Why I Won’t Donate to the Susan G. Komen Foundation
It’s breast cancer awareness month again, and pink ribbons are everywhere. My Krispy Kreme donuts were pink. The rodeo has 'Tough Enough to Wear Pink' night. Car bumpers have 'Save the Ta-Tas' stickers. A crass attempt at breast-cancer awareness has been circulating around Facebook. Prepubescent males have been sighted wearing pink arm bands with 'I Love Boobies' written on them. Even the NFL has hopped on the bandwagon with pink uniforms, gloves, shoes, etc.
I’m not even close to being a prude, but do we have to use ‘Boobie’ and ‘Ta-Ta’? I don’t consider those particular slang terms to be dignified or respectful. The Komen Campaign seems to be giving the less mature members of our society an excuse to be flippant and crude.
But none of those things are the reason that I won’t donate to Susan G. Komen.
A team of women from my workplace have been fundraising for three years for the Breast Cancer Three Day Walk. They sell baked goods and coffee to raise funds. I asked my coworker if it were possible to direct my funds toward researching the cause of the breast cancer boom. I asked if there was any way that I could ensure that my donation would not go to Planned Parenthood or any other abortion provider.
The answer came back that there was no way to guarantee that monies would go toward research and not toward Planned Parenthood and abortion. I declined monetary support of their efforts, and it was disappointing to have to do so.
Finding a cure for the 211,000 women per year who come down with breast cancer is of great importance. Of greater importance, it seems to me, would be finding the causes and preventing as many cases as possible. One cause has already been discovered. Look here for the meta-analysis of the research published in Mayo Clinic Proceedings. Here are a few tidbits I extracted from the research article:
Oral contraceptive (OC) use early in life is associated with more aggressive [breast cancer] disease.
OCs can be carcinogenic, especially when used before first full term pregnancy. The nulliparous breast is composed of undifferentiated structures, and it is only during a full-term pregnancy that the breast attains its maximum development. This development occurs in 2 distinct phases, an early growth phase and a late phase of lobular differentiation. The undifferentiated breast structures found in the nulliparous breast may be more susceptible to carcinogens than the more differentiated structures found in the fully developed breast.
The results of this meta-analysis suggest that use of OCs is associated with an increase in breast cancer risk among premenopausal women or women younger than 50 years. The greatest risk appears to be for parous women who use OCs before first full term pregnancy.
Essentially, the younger a woman is when she starts taking oral contraceptives, the greater her risk. Her risk increases again even more once she becomes pregnant and carries the child to term. This is shocking news! How many women in the US fit this description? How does taking the pill ever win in a cost benefit analysis? Is being sexually available 24/7 more important than being around to watch your own children grow up? And why are the men involved here allowing this slow poisoning of their loved ones?

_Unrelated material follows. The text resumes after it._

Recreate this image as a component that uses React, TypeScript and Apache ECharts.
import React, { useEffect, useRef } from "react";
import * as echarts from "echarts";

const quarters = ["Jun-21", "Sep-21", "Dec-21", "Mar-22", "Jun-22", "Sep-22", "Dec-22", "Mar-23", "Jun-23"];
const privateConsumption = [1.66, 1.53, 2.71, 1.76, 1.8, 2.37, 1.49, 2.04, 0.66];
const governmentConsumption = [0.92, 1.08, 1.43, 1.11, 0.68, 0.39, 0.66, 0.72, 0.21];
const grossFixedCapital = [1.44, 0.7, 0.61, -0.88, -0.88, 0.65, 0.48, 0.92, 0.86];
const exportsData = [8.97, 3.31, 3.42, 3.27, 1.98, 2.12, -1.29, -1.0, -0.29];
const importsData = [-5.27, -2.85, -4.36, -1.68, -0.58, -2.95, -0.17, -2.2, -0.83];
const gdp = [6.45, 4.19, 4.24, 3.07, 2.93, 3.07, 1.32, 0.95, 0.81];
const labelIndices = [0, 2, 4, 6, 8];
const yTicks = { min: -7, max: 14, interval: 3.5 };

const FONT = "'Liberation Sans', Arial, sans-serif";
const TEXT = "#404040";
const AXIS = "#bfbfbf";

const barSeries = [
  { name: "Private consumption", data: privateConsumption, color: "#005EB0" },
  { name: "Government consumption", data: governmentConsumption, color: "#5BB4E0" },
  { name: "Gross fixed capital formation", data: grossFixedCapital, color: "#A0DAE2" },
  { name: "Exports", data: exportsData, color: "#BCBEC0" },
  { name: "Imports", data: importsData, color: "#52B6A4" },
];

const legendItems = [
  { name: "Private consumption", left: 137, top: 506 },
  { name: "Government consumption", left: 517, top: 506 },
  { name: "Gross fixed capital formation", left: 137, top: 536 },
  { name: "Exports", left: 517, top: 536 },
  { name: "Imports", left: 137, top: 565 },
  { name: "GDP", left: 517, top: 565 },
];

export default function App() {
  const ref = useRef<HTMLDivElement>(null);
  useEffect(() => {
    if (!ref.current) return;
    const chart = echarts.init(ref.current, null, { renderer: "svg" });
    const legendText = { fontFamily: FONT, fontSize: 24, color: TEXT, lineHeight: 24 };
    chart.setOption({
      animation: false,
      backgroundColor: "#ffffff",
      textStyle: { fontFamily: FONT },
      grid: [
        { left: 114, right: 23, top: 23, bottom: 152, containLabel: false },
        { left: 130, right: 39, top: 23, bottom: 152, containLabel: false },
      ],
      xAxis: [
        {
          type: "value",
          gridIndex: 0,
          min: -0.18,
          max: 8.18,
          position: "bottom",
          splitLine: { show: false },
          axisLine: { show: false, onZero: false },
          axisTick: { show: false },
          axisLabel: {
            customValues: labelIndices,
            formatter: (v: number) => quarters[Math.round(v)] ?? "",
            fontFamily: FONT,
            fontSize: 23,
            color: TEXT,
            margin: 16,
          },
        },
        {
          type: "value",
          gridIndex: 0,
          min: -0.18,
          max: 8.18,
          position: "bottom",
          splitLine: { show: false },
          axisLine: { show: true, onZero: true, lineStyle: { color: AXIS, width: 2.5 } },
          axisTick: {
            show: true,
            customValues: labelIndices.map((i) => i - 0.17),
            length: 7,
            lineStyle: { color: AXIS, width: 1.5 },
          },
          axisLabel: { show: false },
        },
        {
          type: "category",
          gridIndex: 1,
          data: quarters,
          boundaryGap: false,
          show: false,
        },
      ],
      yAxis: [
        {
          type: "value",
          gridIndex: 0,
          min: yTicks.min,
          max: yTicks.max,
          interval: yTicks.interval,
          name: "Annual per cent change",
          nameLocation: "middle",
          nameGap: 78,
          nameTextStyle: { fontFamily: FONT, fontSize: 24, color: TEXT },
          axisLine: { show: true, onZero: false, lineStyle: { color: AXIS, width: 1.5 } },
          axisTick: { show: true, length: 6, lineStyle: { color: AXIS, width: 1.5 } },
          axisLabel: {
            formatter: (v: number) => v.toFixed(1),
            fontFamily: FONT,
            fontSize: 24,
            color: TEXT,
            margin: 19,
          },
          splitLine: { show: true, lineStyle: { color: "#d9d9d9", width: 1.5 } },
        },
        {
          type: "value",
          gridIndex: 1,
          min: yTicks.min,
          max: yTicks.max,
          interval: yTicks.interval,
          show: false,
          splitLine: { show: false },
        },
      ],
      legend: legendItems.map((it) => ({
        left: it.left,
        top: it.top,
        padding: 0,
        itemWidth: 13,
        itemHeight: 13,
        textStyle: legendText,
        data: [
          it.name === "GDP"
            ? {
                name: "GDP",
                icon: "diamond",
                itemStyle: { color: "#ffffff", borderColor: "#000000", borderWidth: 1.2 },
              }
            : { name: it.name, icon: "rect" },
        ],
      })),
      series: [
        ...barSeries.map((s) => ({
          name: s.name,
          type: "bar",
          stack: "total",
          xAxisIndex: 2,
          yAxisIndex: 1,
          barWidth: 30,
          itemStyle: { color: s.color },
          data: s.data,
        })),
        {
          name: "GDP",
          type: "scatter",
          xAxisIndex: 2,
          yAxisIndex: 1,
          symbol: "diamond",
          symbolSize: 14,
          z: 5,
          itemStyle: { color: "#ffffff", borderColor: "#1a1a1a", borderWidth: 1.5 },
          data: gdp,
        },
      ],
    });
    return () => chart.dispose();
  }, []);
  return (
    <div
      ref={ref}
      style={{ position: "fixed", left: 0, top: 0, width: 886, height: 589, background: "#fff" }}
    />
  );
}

This article and others like it should be getting a lot of media coverage. They are not. This is a scandal of massive magnitude. This article should have been front-page news starting the day it was published, and if the Susan G. Komen Foundation really cared about women they would become instrumental in spreading the word of this risk.
Until they take a stand for women by financing more research into the CAUSE of the breast cancer epidemic and disassociate themselves from Planned Parenthood and any other anti-woman association, they will get none of my money.